Rewiring fashion for the future
Stockholm-based fashion designer Naim Josefi incorporates metal wire in his collections to promote a more sustainable fashion industry.
Shortly after graduating from well-renowned Beckmans College of Design, Naim came to fame when he won the first edition of Swedish Project Runway in 2012. After working with different fashion projects, he started his own brand niched in avant-garde design. His futuristic aesthetics stem from his vision to create a more sustainable fashion industry.
“My inspiration is drawn from the symbiosis between nature and technology.
I am curious as to how far we can push the innovation of material development for sustainable purposes,” says Naim.
Sustainability is one of the cornerstones of Naim’s core business. This applies not only to the material used, but also to the design.
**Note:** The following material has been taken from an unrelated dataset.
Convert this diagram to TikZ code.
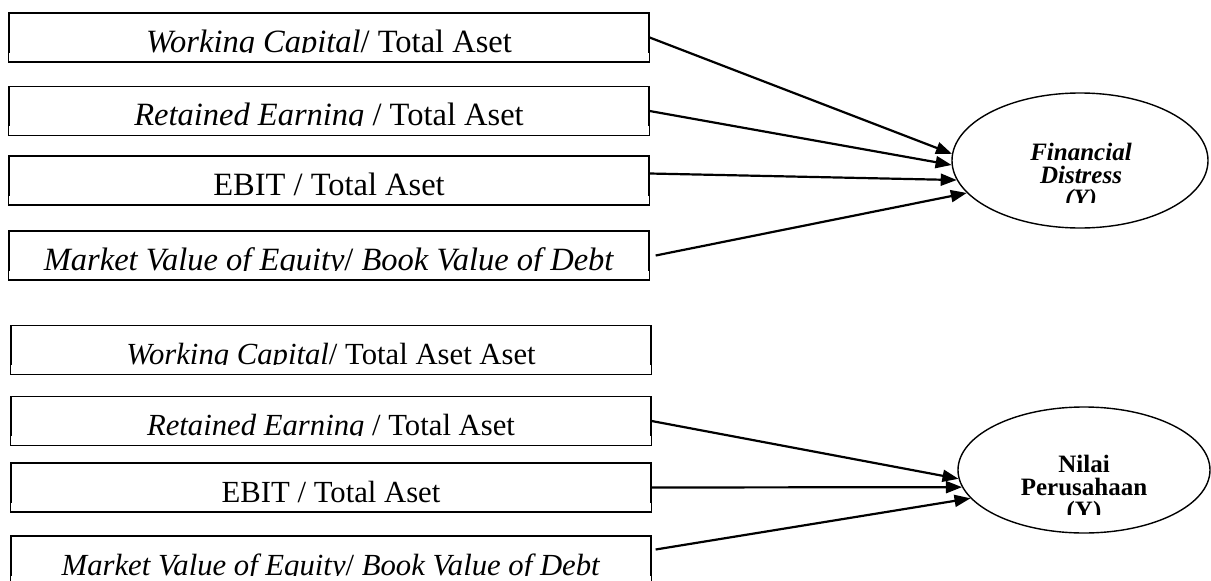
\documentclass[tikz,border=0pt]{standalone}
\usepackage{fontspec}
\setmainfont{Liberation Serif}
\usetikzlibrary{arrows.meta,shapes.geometric}

\tikzset{
  varbox/.style={draw, rectangle, line width=1.3pt, inner sep=0pt,
    minimum width=640pt, minimum height=49pt, text height=39pt, text depth=10pt,
    font=\fontsize{#1}{36}\selectfont},
  varbox/.default=31,
  konstruk/.style={draw, ellipse, line width=1.4pt, inner sep=0pt},
  judul/.style={inner sep=0pt, align=center, font=\bfseries\fontsize{25}{23}\selectfont},
  panah/.style={-{Triangle[length=16pt,width=12pt]}, line width=2.2pt},
}

\begin{document}
\begin{tikzpicture}[x=1pt,y=-1pt]
  \useasboundingbox (0,0) rectangle (1211,581);
  % model 1: financial distress
  \node[varbox=32.5] (wca) at (329,37.5) {\textit{Working Capital}/ Total Aset};
  \node[varbox=32.5] (rea) at (329,111) {\textit{Retained Earning} / Total Aset};
  \node[varbox=32.5] (ebita) at (329,180.5) {EBIT / Total Aset};
  \node[varbox=32.5] (mva) at (329,255.5) {\textit{Market Value of Equity}/ \textit{Book Value of Debt}};
  \node[konstruk, minimum width=256pt, minimum height=135pt] (fd) at (1080,160.5) {};
  \node[judul, anchor=base] (fdlbl) at (1081,206) {\textit{Financial}\\ \textit{Distress}\\ \textit{(Y)}};
  % model 2: nilai perusahaan
  \node[varbox=30.7] (wcb) at (331,350) {\textit{Working Capital}/ Total Aset Aset};
  \node[varbox=30.7] (reb) at (331,421) {\textit{Retained Earning} / Total Aset};
  \node[varbox=30.7] (ebitb) at (331,487.5) {EBIT / Total Aset};
  \node[varbox=30.7] (mvb) at (331,560.5) {\textit{Market Value of Equity}/ \textit{Book Value of Debt}};
  \node[konstruk, minimum width=252pt, minimum height=126pt] (nv) at (1084,470) {};
  \node[judul, anchor=base] (nvlbl) at (1084,518) {Nilai\\ Perusahaan\\ (Y)};
  % cut-off text lines
  \foreach \b in {wca,rea,ebita,mva,wcb,reb,ebitb,mvb}
    \fill[white] ([xshift=1pt,yshift=1.2pt]\b.south west) rectangle ([xshift=-1pt,yshift=10pt]\b.south east);
  \fill[white] ([xshift=-24pt,yshift=-42.5pt]fd.center) rectangle ([xshift=24pt,yshift=-56pt]fd.center);
  \fill[white] ([xshift=-24pt,yshift=-45pt]nv.center) rectangle ([xshift=24pt,yshift=-56pt]nv.center);
  % arrows
  \draw[panah] (wca.east) -- (fd.177);
  \draw[panah] (rea.east) -- (fd.182);
  \draw[panah] ([yshift=7pt]ebita.east) -- (fd.189);
  \draw[panah] ([xshift=6pt]mva.east) -- (fd.196);
  \draw[panah] (reb.east) -- (nv.184);
  \draw[panah] (ebitb.east) -- (nv.188);
  \draw[panah] ([xshift=4pt,yshift=11pt]mvb.east) -- (nv.194);
\end{tikzpicture}
\end{document}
As an example, Naim uses a new design process for denim which requires 80% less water consumption than ordinary methods.
“The fashion industry uses many materials which have a negative impact on the environment, like cotton. As an industry, we must think more sustainably as every little improvement can make a real difference for the future,” explains Naim.
And the yarn used in clothes is not an exception. This is why Naim’s choice fell on metal when he looked for new ways of creating sustainable garments for the future.
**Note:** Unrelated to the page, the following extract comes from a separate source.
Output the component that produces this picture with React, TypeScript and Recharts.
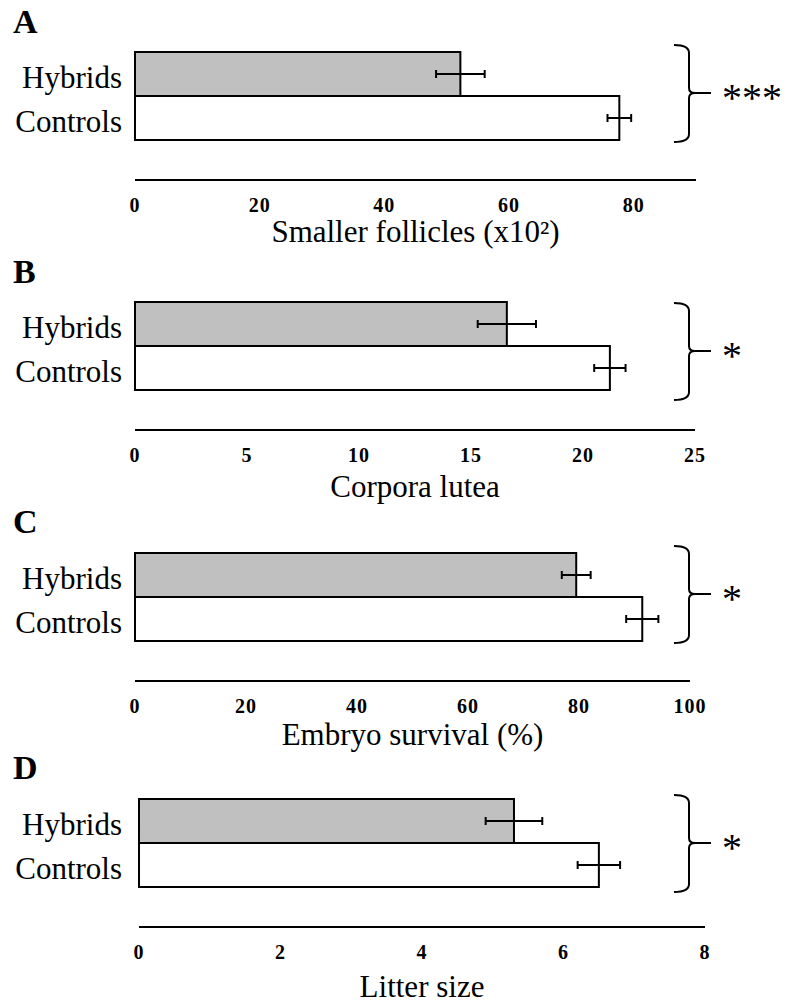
import React from 'react';
import { BarChart, Bar, XAxis, YAxis, ErrorBar, Cell } from 'recharts';

const groups = ['Hybrids', 'Controls'];
const groupFills = ['#c0c0c0', '#ffffff'];

const follicleMeans = [52.2, 77.7];
const follicleErrors = [3.9, 1.9];
const follicleTicks = [0, 20, 40, 60, 80];

const corporaMeans = [16.6, 21.2];
const corporaErrors = [1.3, 0.7];
const corporaTicks = [0, 5, 10, 15, 20, 25];

const survivalMeans = [79.5, 91.4];
const survivalErrors = [2.6, 2.9];
const survivalTicks = [0, 20, 40, 60, 80, 100];

const litterMeans = [5.3, 6.5];
const litterErrors = [0.4, 0.3];
const litterTicks = [0, 2, 4, 6, 8];

const FONT = "'Liberation Serif', 'Times New Roman', Times, serif";
const CHART_H = 262;
const LABEL_RIGHT = 122; // right edge of the group labels

interface PanelProps {
  letter: string;
  title: string;
  means: number[];
  errors: number[];
  ticks: number[];
  max: number;
  stars: string;
  top: number; // page y of panel
  axisY: number; // page y of the axis line
  left: number;
  right: number;
  titleBaseline: number;
  bracketTop: number;
}

const Panel: React.FC<PanelProps> = (p) => {
  const data = groups.map((name, i) => ({ name, value: p.means[i], err: p.errors[i] }));
  const axisRel = p.axisY - p.top;
  const marginTop = axisRel - 128;
  const bt = p.bracketTop - p.top;
  const bb = bt + 97;
  const bm = bt + 48;

  return (
    <div style={{ position: 'absolute', left: 0, top: p.top, width: 785, height: CHART_H }}>
      <BarChart
        width={785}
        height={CHART_H}
        data={data}
        layout="vertical"
        barCategoryGap={0}
        margin={{ top: marginTop, right: 785 - p.right, bottom: 0, left: 0 }}
      >
        <XAxis
          type="number"
          domain={[0, p.max]}
          ticks={p.ticks}
          interval={0}
          height={CHART_H - axisRel}
          tickLine={false}
          tickSize={0}
          tickMargin={18}
          axisLine={{ stroke: '#000', strokeWidth: 2 }}
          tick={{ fontSize: 20, fontWeight: 'bold', fill: '#000', fontFamily: FONT, letterSpacing: 1 }}
          label={{
            value: p.title,
            position: 'insideTop',
            offset: p.titleBaseline - p.axisY - 22,
            fontSize: 31,
            fill: '#000',
            fontFamily: FONT,
          }}
        />
        <YAxis
          type="category"
          dataKey="name"
          width={p.left}
          interval={0}
          padding={{ top: 0, bottom: 40 }}
          tickLine={false}
          axisLine={false}
          tickSize={0}
          tickMargin={p.left - LABEL_RIGHT}
          tick={{ fontSize: 31, fill: '#000', fontFamily: FONT, dy: 3 }}
        />
        <Bar dataKey="value" stroke="#000" strokeWidth={2} isAnimationActive={false}>
          {data.map((d, i) => (
            <Cell key={d.name} fill={groupFills[i]} />
          ))}
          <ErrorBar dataKey="err" direction="x" width={4} stroke="#000" strokeWidth={2} isAnimationActive={false} />
        </Bar>
      </BarChart>
      <svg
        width={785}
        height={CHART_H}
        style={{ position: 'absolute', left: 0, top: 0, pointerEvents: 'none' }}
      >
        <text x={13} y={33} fontFamily={FONT} fontWeight="bold" fontSize={34} fill="#000">
          {p.letter}
        </text>
        <path
          d={`M 674 ${bt} Q 689 ${bt} 689 ${bt + 8} L 689 ${bm - 5} Q 689 ${bm} 695 ${bm} L 711 ${bm} M 695 ${bm} Q 689 ${bm} 689 ${bm + 5} L 689 ${bb - 8} Q 689 ${bb} 674 ${bb}`}
          fill="none"
          stroke="#000"
          strokeWidth={2}
        />
        <text x={722} y={bm + 18} fontFamily={FONT} fontSize={40} fill="#000">
          {p.stars}
        </text>
      </svg>
    </div>
  );
};

export default function App() {
  return (
    <div style={{ position: 'absolute', left: 0, top: 0, width: 785, height: 1004, background: '#fff' }}>
      <Panel
        letter="A"
        title="Smaller follicles (x10²)"
        means={follicleMeans}
        errors={follicleErrors}
        ticks={follicleTicks}
        max={90}
        stars="***"
        top={0}
        axisY={180}
        left={135}
        right={696}
        titleBaseline={242}
        bracketTop={45}
      />
      <Panel
        letter="B"
        title="Corpora lutea"
        means={corporaMeans}
        errors={corporaErrors}
        ticks={corporaTicks}
        max={25}
        stars="*"
        top={250}
        axisY={430}
        left={135}
        right={695}
        titleBaseline={497}
        bracketTop={303}
      />
      <Panel
        letter="C"
        title="Embryo survival (%)"
        means={survivalMeans}
        errors={survivalErrors}
        ticks={survivalTicks}
        max={100}
        stars="*"
        top={500}
        axisY={681}
        left={135}
        right={690}
        titleBaseline={745}
        bracketTop={546}
      />
      <Panel
        letter="D"
        title="Litter size"
        means={litterMeans}
        errors={litterErrors}
        ticks={litterTicks}
        max={8}
        stars="*"
        top={746}
        axisY={927}
        left={139}
        right={705}
        titleBaseline={997}
        bracketTop={795}
      />
    </div>
  );
}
“Metal is a circular material. It can be recycled and reused indefinitely. In fact, every time you melt it down, it becomes even more durable,” explains Naim.
Finding a supplier with the capacity to develop and produce a metal wire for clothes making was a challenge. The wire needed to have the right properties; fine and flexible enough to create comfortable, wearable clothes but also strong and durable enough not to break in a high-speed industrial sewing machine.
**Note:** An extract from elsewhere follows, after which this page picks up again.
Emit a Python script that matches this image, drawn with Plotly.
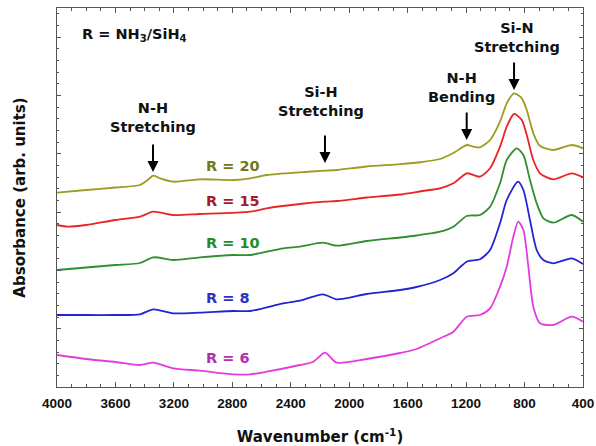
import plotly.graph_objects as go

# FTIR absorbance spectra of SiNx films for different NH3/SiH4 gas ratios (offset for clarity)
wn_r20 = [4000, 3800, 3600, 3432, 3380, 3341, 3300, 3206, 3021, 2795, 2679, 2565, 2337, 2166, 2086,
          1880, 1652, 1500, 1378, 1287, 1196, 1150, 1105, 1036, 968, 922, 872, 819, 785, 740, 694,
          603, 477, 400]
ab_r20 = [1.943, 1.97, 1.995, 2.02, 2.07, 2.113, 2.09, 2.053, 2.077, 2.07, 2.087, 2.12, 2.147, 2.163, 2.17,
          2.205, 2.228, 2.25, 2.28, 2.34, 2.42, 2.403, 2.397, 2.47, 2.653, 2.837, 2.937, 2.887, 2.77, 2.537, 2.41,
          2.37, 2.42, 2.387]

wn_r15 = [4000, 3925, 3800, 3600, 3432, 3341, 3206, 3021, 2679, 2565, 2337, 2166, 2086, 1949, 1880,
          1652, 1500, 1378, 1287, 1196, 1150, 1105, 1036, 968, 922, 872, 819, 785, 740, 694, 603, 477, 400]
ab_r15 = [1.62, 1.603, 1.62, 1.67, 1.703, 1.753, 1.72, 1.73, 1.753, 1.787, 1.83, 1.853, 1.86, 1.882, 1.895,
          1.925, 1.96, 1.987, 2.037, 2.137, 2.12, 2.103, 2.187, 2.403, 2.603, 2.73, 2.67, 2.52, 2.27, 2.137,
          2.077, 2.137, 2.097]

wn_r10 = [4000, 3800, 3600, 3432, 3341, 3206, 3021, 2795, 2679, 2451, 2337, 2180, 2086, 1880, 1652,
          1540, 1378, 1287, 1196, 1105, 1036, 968, 922, 853, 808, 763, 717, 671, 603, 477, 400]
ab_r10 = [1.17, 1.195, 1.22, 1.24, 1.297, 1.27, 1.297, 1.32, 1.32, 1.387, 1.403, 1.443, 1.413, 1.46, 1.495,
          1.515, 1.553, 1.603, 1.71, 1.72, 1.803, 2.037, 2.27, 2.387, 2.32, 2.07, 1.837, 1.687, 1.643, 1.72, 1.653]

wn_r8 = [4000, 3800, 3600, 3432, 3341, 3206, 3021, 2795, 2679, 2451, 2337, 2180, 2086, 1880, 1652,
         1540, 1378, 1287, 1196, 1105, 1036, 968, 922, 845, 808, 763, 717, 671, 603, 477, 400]
ab_r8 = [0.72, 0.72, 0.72, 0.727, 0.777, 0.737, 0.743, 0.76, 0.76, 0.837, 0.863, 0.927, 0.877, 0.93, 0.97,
         1.0, 1.07, 1.137, 1.253, 1.277, 1.37, 1.637, 1.87, 2.053, 1.97, 1.67, 1.37, 1.27, 1.237, 1.287, 1.23]

wn_r6 = [4000, 3800, 3600, 3432, 3341, 3206, 3021, 2793, 2679, 2565, 2337, 2246, 2166, 2086, 1880,
         1652, 1540, 1378, 1287, 1196, 1105, 1036, 968, 922, 877, 843, 808, 774, 740, 694, 603, 477, 400]
ab_r6 = [0.32, 0.28, 0.25, 0.22, 0.243, 0.187, 0.163, 0.127, 0.127, 0.153, 0.22, 0.253, 0.343, 0.243, 0.28,
         0.34, 0.38, 0.487, 0.553, 0.703, 0.72, 0.787, 1.003, 1.203, 1.503, 1.653, 1.57, 1.203, 0.803, 0.637,
         0.62, 0.703, 0.653]

series = [
    ("R = 20", wn_r20, ab_r20, "#9c9c22", "#76761c"),
    ("R = 15", wn_r15, ab_r15, "#e82424", "#a8182c"),
    ("R = 10", wn_r10, ab_r10, "#2f8f2f", "#248a2c"),
    ("R = 8", wn_r8, ab_r8, "#2424d4", "#2f2fc0"),
    ("R = 6", wn_r6, ab_r6, "#e23ce0", "#b030b0"),
]
# label anchor (wavenumber, absorbance) for each curve name
label_pos = {"R = 20": (2994, 2.21), "R = 15": (2994, 1.86), "R = 10": (2994, 1.44),
             "R = 8": (2994, 0.89), "R = 6": (2994, 0.29)}

# band assignments: text position and arrow head position
bands = [
    ("N-H<br>Stretching", (3343, 2.695), (3343, 2.15)),
    ("Si-H<br>Stretching", (2190, 2.86), (2166, 2.24)),
    ("N-H<br>Bending", (1231, 3.00), (1196, 2.47)),
    ("Si-N<br>Stretching", (851, 3.495), (872, 2.97)),
]

ann_font = dict(family="DejaVu Sans", size=14.5, color="#111111", weight="bold")

fig = go.Figure()
annotations = []
for name, wn, ab, lc, tc in series:
    fig.add_trace(go.Scatter(x=wn, y=ab, mode="lines", name=name,
                             line=dict(color=lc, width=1.8, shape="spline", smoothing=0.7)))
    lx, ly = label_pos[name]
    annotations.append(dict(x=lx, y=ly, text=name, showarrow=False, xanchor="left", yanchor="middle",
                            font=dict(family="DejaVu Sans", size=14.5, color=tc, weight="bold")))

for text, (tx, ty), (hx, hy) in bands:
    annotations.append(dict(x=tx, y=ty, text=text, showarrow=False, xanchor="center", yanchor="middle",
                            font=ann_font, align="center"))
    annotations.append(dict(x=hx, y=hy, ax=0, ay=-29, text="", showarrow=True, arrowhead=2,
                            arrowsize=1.1, arrowwidth=2, arrowcolor="#000000"))

annotations.append(dict(x=3843, y=3.52, text="R = NH<sub>3</sub>/SiH<sub>4</sub>", showarrow=False,
                        xanchor="left", yanchor="middle", font=ann_font))

axis_common = dict(showline=True, linecolor="#555555", linewidth=1, mirror="ticks",
                   ticks="inside", tickcolor="#555555", showgrid=False, zeroline=False,
                   automargin=False)

fig.update_layout(
    width=596, height=446,
    margin=dict(l=57, r=13, t=8, b=59),
    paper_bgcolor="white", plot_bgcolor="white",
    showlegend=False,
    annotations=annotations,
    xaxis=dict(range=[4000, 400], tickmode="linear", tick0=400, dtick=400, ticklen=5, tickwidth=1,
               minor=dict(tickmode="linear", tick0=400, dtick=100, ticklen=3, tickwidth=1,
                          ticks="inside", tickcolor="#555555"),
               tickfont=dict(family="Liberation Sans", size=13.5, color="#111111", weight="bold"),
               ticklabelstandoff=4,
               title=dict(text="Wavenumber (cm<sup>-1</sup>)", standoff=22,
                          font=dict(family="DejaVu Sans", size=15, color="#111111", weight="bold")),
               **axis_common),
    yaxis=dict(range=[0, 3.79], tickmode="linear", tick0=0, dtick=0.583, ticklen=4, tickwidth=1,
               minor=dict(tickmode="linear", tick0=0, dtick=0.1166, ticklen=2, tickwidth=1,
                          ticks="inside", tickcolor="#555555"),
               showticklabels=False,
               title=dict(text="Absorbance (arb. units)", standoff=26,
                          font=dict(family="DejaVu Sans", size=15, color="#111111", weight="bold")),
               **axis_common),
)

fig.write_html("out.html")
Metal is a circular material. It can be recycled and reused indefinitely.
Naim found his metal wire supplier in Kanthal.
“When Naim approached us, we had no previous experience from working with fashion,” says Peter Gillström, Expert Wire Technology at Kanthal.
“Even if we come from a long history of producing fine metal wire, it has commonly been a thicker wire as it is usually used for home appliances or industrial furnaces. We had to ask ourselves whether or not we could do it, but we are always up for a challenge.”
The undertaking proved to be successful. Kanthal developed a new, fine blue metal wire for the purpose with only 0.10 mm in nominal diameter. The wire is a composition of elements which doesn’t break in sewing, weaving or knitting machines.
Another challenge presented itself when Naim asked for a different color of the wire. While metal wire normally has a yellow or blue layer depending on its alloy contents and heat treatment, Naim requested another nuance of blue or metal colored wire. Peter and his team at Kanthal put their heads together and came up with a solution to change the color.
“It has been a fun development work trying to get a new color of the wire in this thin dimension,” says Peter.
Naim is pleased with the outcome, as well.
“I feel honored and privileged to work with Kanthal. I am thankful to share their experience, expertise and resources to create new and sustainable solutions for the planet,” he says.
Both the metal and fashion industries are enthusiastic about the unique collaboration and future possibilities of using metal wire in garments. Naim’s metal-incorporated designs have been displayed at seminars in the steel industry, as well as at trade shows in the fashion industry, and the reaction is unanimous.
“They’re pleasantly surprised that it works so well.” says Naim.
“This is the great thing about innovation. Sustainable solutions create new and endless opportunities. The future with metal in fashion is looking very promising.”